Vegan Açaí Cheesecake
- 1 cup dates (soaked for 10 minutes)
- 2 cup oats
- 1 tbsp agave syrup
- 1/2 cup cashews (soaked overnight)
- 1 can full-fat coconut milk
- 2 tbsp agave syrup
- 1 tbsp agar agar
- 1 tbsp @theorganiclab.eu acai powder
- 1 tbsp @theorganiclab.eu beetroot powder
1) Blend the dates until you create a paste. Add oats and syrup to the paste. The resulting mix should be firm but sticky. Press this onto a flat surface and freeze. It is best to leave this in the freezer for a few hours.
2) Blend the soaked cashews in a high-speed blender.
3) In a pan, bring the coconut milk to a high heat.
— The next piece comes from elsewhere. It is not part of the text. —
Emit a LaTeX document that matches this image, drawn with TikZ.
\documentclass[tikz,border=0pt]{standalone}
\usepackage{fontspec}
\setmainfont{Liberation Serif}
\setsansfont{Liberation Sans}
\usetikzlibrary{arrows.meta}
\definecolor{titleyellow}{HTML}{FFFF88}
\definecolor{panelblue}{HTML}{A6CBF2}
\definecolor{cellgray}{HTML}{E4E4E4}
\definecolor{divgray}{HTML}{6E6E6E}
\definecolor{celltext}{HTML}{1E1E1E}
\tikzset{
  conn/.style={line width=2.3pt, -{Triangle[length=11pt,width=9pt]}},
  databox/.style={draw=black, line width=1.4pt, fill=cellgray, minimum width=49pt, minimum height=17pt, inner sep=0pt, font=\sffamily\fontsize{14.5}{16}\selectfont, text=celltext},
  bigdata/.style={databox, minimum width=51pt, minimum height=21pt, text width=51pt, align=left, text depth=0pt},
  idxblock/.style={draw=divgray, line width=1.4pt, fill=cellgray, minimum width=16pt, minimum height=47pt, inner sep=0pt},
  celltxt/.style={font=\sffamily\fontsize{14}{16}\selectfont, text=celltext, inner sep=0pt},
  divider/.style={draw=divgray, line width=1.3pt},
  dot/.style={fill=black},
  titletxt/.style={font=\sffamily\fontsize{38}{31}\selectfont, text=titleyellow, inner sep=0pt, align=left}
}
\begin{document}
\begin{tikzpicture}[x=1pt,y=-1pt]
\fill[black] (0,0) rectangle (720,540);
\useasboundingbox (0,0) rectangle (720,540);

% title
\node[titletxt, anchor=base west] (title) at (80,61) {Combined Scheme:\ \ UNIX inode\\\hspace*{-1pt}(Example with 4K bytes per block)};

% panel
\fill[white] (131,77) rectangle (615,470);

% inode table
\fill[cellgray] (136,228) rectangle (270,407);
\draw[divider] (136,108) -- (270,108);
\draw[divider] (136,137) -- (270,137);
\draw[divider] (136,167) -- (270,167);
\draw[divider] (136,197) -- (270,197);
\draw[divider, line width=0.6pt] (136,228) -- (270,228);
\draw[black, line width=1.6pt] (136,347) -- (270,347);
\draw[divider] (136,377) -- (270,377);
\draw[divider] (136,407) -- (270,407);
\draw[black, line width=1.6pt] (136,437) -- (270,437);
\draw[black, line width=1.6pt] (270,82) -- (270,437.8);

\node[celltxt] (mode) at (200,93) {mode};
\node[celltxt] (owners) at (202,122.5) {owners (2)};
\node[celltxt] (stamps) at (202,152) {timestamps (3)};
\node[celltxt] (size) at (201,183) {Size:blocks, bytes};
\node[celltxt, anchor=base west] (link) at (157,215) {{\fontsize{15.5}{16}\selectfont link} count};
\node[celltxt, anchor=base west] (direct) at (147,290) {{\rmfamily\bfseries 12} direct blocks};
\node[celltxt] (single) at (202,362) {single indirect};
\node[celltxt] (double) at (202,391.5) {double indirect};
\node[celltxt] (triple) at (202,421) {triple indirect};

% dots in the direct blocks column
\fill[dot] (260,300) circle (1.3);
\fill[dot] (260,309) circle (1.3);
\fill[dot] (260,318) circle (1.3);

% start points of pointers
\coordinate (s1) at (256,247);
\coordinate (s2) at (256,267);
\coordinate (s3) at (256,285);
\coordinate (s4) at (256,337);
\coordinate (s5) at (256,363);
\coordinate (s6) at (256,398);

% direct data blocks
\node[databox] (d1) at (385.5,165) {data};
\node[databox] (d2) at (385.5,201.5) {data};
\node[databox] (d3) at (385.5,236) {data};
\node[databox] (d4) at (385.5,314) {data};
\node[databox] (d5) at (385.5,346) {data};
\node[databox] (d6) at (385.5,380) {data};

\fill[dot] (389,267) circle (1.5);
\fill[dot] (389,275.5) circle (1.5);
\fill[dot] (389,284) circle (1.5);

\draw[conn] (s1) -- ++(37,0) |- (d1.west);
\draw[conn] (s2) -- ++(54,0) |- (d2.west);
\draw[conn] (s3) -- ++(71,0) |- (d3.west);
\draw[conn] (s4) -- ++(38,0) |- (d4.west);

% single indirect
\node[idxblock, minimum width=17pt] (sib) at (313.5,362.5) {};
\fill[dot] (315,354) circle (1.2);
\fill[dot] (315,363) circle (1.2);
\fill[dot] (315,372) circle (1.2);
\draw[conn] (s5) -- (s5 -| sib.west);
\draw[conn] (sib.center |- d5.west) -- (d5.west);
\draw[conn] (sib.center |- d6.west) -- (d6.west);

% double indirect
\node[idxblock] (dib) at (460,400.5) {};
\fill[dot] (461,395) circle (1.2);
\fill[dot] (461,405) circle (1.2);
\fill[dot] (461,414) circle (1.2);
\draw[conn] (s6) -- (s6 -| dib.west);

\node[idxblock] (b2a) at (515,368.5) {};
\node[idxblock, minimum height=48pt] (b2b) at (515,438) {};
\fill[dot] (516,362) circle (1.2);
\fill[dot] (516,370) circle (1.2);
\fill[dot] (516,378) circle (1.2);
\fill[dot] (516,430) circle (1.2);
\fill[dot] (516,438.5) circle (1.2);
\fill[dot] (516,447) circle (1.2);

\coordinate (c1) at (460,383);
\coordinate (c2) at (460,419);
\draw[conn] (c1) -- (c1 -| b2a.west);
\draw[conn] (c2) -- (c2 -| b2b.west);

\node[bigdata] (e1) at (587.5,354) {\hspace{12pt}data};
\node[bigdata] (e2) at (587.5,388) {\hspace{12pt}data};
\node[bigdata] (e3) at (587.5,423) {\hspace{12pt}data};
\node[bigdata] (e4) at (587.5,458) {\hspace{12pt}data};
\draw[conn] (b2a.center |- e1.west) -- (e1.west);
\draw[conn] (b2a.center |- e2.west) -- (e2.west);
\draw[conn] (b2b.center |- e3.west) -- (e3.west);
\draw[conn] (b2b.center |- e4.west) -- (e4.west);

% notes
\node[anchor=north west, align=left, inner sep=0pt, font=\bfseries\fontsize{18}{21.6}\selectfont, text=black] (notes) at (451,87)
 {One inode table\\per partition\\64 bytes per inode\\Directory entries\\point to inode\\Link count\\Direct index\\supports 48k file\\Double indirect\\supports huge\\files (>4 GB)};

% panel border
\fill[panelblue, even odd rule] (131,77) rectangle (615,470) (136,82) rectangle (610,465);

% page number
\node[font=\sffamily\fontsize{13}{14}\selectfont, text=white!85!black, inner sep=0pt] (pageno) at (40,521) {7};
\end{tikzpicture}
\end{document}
Add the agar agar and bring to boil for a minute while constantly stirring. Leave to cool for 2 minutes and add the powders and agave syrup.
4) Add the coconut mixture to the blender and blend.
5) Leave the mixture to cool and set. We used a tray with these rectangle shapes, but you could use a baking tin. After the bars had cooled we removed them and cut the base for them to sit on. Equally, you could use a baking tin with around 3cm high walls, leave the base to set in there, add the coconut mixture, and then cut out each slice once cooled.